The HTTPAuth Working Group is chartered to address this problem as well,
and the solution might be very similar.
</t>
</section>
<section title="Will existing UAs ignore the parameter?">
<t>
It appears they will. See <eref target="http://greenbytes.de/tech/tc/httpauth/#simplebasicnewparam1"/>
and <eref target="http://greenbytes.de/tech/tc/httpauth/#simplebasicnewparam2"/>.
</t>
</section>
</section>
<section title="Change Log (to be removed by RFC Editor before publication)" anchor="change.log">
<section title="Since draft-reschke-basicauth-enc-00">
<t>
Add and close issues "credparam" and "paramcase".

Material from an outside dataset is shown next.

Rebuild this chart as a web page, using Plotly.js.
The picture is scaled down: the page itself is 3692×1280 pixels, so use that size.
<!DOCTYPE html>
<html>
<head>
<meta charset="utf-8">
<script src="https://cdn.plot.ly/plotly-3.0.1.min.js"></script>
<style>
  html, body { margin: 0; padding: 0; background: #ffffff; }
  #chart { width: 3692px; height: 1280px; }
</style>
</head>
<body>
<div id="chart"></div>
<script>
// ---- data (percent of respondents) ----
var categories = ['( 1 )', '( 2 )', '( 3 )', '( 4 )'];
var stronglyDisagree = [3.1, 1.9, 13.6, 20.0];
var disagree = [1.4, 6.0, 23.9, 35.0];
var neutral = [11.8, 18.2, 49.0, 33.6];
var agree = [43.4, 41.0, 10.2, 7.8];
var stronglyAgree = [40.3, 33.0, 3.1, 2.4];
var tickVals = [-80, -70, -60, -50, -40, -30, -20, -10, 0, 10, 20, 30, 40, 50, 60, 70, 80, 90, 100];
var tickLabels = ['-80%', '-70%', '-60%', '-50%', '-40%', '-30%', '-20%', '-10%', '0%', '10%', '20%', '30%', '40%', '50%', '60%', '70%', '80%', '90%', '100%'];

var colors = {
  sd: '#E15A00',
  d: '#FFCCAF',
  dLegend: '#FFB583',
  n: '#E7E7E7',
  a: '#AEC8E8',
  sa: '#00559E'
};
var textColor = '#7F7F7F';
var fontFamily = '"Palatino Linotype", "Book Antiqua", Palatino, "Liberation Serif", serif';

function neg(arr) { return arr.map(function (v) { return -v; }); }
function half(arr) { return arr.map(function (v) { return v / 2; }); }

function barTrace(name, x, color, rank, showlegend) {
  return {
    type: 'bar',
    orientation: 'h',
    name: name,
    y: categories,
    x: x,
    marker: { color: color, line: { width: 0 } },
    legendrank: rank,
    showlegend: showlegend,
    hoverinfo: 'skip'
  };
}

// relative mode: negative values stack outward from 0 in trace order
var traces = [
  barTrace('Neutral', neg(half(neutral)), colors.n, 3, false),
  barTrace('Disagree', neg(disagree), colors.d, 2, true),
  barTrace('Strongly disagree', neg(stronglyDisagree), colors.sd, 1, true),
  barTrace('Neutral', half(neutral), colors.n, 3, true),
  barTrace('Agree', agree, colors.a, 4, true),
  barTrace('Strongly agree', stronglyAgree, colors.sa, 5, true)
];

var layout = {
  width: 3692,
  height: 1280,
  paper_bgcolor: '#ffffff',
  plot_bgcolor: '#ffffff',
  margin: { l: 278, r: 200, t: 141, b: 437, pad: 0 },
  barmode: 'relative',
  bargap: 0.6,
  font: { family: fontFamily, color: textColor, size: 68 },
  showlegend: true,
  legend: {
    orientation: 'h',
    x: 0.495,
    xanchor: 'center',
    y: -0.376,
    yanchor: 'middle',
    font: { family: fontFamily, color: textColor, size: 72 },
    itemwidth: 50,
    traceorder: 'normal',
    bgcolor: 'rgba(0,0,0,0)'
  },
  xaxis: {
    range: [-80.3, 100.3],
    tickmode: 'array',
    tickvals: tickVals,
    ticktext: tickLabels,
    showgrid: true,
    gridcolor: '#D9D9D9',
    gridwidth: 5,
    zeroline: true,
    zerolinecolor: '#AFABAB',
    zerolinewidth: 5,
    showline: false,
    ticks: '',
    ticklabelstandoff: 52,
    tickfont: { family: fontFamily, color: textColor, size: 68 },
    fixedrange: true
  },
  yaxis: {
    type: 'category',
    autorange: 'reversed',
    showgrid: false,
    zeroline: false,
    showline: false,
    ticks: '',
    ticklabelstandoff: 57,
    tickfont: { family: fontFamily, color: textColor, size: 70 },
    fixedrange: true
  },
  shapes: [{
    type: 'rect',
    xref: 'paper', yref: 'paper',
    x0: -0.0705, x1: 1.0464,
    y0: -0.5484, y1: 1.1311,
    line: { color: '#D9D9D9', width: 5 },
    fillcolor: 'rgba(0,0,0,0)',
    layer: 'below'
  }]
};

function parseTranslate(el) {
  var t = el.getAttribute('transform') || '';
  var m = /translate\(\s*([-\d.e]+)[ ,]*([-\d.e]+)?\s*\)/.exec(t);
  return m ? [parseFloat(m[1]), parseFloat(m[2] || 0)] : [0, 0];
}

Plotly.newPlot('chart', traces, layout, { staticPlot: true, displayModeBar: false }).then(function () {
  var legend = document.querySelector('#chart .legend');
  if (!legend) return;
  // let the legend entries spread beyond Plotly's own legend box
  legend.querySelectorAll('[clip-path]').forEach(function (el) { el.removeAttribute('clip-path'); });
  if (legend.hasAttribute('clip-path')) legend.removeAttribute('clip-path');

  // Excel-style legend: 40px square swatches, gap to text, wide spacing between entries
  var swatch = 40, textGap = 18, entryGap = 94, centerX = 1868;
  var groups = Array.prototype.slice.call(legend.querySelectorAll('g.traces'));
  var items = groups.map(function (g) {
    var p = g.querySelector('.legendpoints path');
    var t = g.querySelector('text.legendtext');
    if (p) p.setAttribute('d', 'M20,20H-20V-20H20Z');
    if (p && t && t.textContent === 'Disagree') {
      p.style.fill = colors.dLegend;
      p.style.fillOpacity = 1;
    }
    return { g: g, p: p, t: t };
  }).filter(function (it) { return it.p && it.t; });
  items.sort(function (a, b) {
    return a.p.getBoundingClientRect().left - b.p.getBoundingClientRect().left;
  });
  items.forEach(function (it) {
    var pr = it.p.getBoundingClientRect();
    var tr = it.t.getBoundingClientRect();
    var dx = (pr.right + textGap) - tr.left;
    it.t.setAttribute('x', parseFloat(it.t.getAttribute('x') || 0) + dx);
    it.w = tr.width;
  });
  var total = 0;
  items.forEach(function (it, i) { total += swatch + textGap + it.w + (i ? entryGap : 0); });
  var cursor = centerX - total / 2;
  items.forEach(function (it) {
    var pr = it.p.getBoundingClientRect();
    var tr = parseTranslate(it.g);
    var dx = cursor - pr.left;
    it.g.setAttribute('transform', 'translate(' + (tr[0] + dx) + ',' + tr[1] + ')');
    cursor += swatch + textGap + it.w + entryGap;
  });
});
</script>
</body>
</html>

Rewrite the deployment considerations.
</t>
</section>
<section title="Since draft-reschke-basicauth-enc-01">
<t>
Note more recent Mozilla bugzilla entry; add behavior of existing UAs
to FAQ (with pointer to test cases).
</t>
</section>
<section title="Since draft-reschke-basicauth-enc-02">
<t>
Add and resolve issue "xhrutf8".
</t>
</section>
<section title="Since draft-reschke-basicauth-enc-03">
<t>
Add and resolve issue "proxy".
</t>
</section>
<section title="Since draft-reschke-basicauth-enc-04">
<t>
Add and resolve issues "paramname" and "sentparam".
Add issues
"terminology" and
"unorm".
Update HTTPbis reference.
</t>
</section>
<section title="Since draft-reschke-basicauth-enc-05">
<t>
Update HTTPbis reference.
</t>
</section>
<section title="Since draft-reschke-basicauth-enc-06">
<t>
Update HTTPbis and XHR references.
</t>
</section>
<section title="Since draft-reschke-basicauth-enc-07">
<t>
"b64token" -> "token68" (ABNF term changed in HTTPbis P7).
Change contact information from HTTPbis WG to HTTPAUTH WG.
Add issue parmname2831.
Changed intended status to "experimental".
</t>
</section>
<section title="Since draft-reschke-basicauth-enc-08" anchor="changes.since.old.08">
<t>
Made it a draft of the IETF HTTPauth Working Group.
</t>
</section>
<section title="Since draft-ietf-httpauth-basicauth-enc-00" anchor="changes.since.00">
<t>
Clarify what encoding step the charset selection applies to.
</t>
<t>
Use RFC 6365 terminology.
</t>
<t>
Rename the parameter to "charset" for consistency with RFC 2831.
</t>
</section>
<section title="Since draft-ietf-httpauth-basicauth-enc-01" anchor="changes.since.01">
<t>
Update httpbis and XHR references. Add a note about draft-ietf-httpauth-basicauth-update.
</t>
</section>
</section>
<section title="Open issues (to be removed by RFC Editor prior to publication)"><section title="edit"><t>
Type: edit</t><t>julian.reschke@greenbytes.de (2010-08-11):
Umbrella issue for editorial fixes/enhancements.
</t></section><section title="unorm"><t>
Type: edit</t><t>julian.reschke@greenbytes.de (2012-02-02):
We need a statement about unicode normalization forms.